Determine how many lines contain the string "React". Reply with that figure and nothing else.

* START MATERIAL *

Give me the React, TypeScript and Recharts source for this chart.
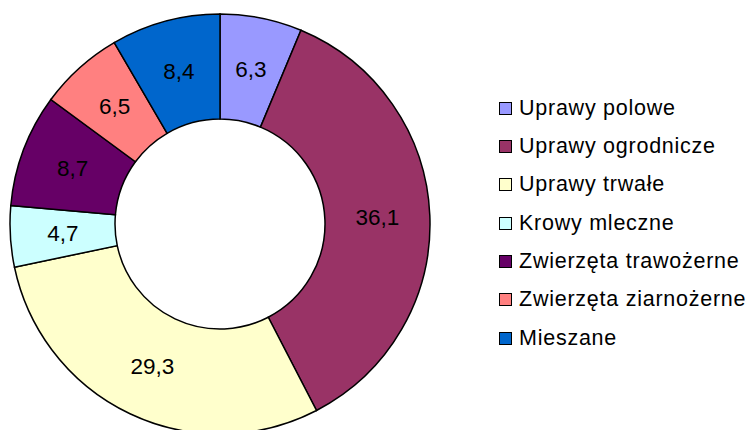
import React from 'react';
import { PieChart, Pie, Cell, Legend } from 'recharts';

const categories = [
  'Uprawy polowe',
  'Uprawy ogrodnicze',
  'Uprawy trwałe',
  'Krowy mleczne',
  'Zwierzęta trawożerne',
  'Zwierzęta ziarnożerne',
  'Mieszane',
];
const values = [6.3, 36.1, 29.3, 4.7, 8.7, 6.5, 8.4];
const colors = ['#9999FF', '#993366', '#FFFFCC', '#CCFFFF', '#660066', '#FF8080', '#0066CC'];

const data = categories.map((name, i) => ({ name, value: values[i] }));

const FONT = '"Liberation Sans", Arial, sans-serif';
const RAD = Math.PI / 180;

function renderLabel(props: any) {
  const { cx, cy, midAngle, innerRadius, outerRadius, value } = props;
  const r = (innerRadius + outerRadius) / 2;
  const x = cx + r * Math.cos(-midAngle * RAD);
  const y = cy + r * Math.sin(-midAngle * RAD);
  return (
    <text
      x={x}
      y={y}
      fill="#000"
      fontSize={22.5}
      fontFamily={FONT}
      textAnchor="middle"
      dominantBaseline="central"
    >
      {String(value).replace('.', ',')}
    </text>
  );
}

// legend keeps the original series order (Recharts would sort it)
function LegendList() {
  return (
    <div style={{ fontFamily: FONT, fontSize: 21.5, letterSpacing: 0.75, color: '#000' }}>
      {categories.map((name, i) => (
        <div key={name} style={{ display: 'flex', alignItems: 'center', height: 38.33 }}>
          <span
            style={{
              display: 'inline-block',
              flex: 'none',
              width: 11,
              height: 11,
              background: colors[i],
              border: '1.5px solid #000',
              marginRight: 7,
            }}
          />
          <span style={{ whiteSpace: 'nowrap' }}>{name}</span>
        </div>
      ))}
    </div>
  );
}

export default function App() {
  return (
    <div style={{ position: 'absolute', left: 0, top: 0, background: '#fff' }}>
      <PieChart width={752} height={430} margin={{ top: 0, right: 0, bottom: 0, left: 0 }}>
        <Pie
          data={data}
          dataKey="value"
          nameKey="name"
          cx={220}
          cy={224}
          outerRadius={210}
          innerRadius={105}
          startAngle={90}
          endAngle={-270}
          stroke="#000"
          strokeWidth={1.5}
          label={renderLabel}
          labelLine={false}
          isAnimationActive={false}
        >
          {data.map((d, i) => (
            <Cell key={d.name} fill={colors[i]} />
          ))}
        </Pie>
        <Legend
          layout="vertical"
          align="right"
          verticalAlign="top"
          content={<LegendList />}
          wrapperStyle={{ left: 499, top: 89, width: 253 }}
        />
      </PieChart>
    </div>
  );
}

* END MATERIAL *

» **THE OUTPUT**: 2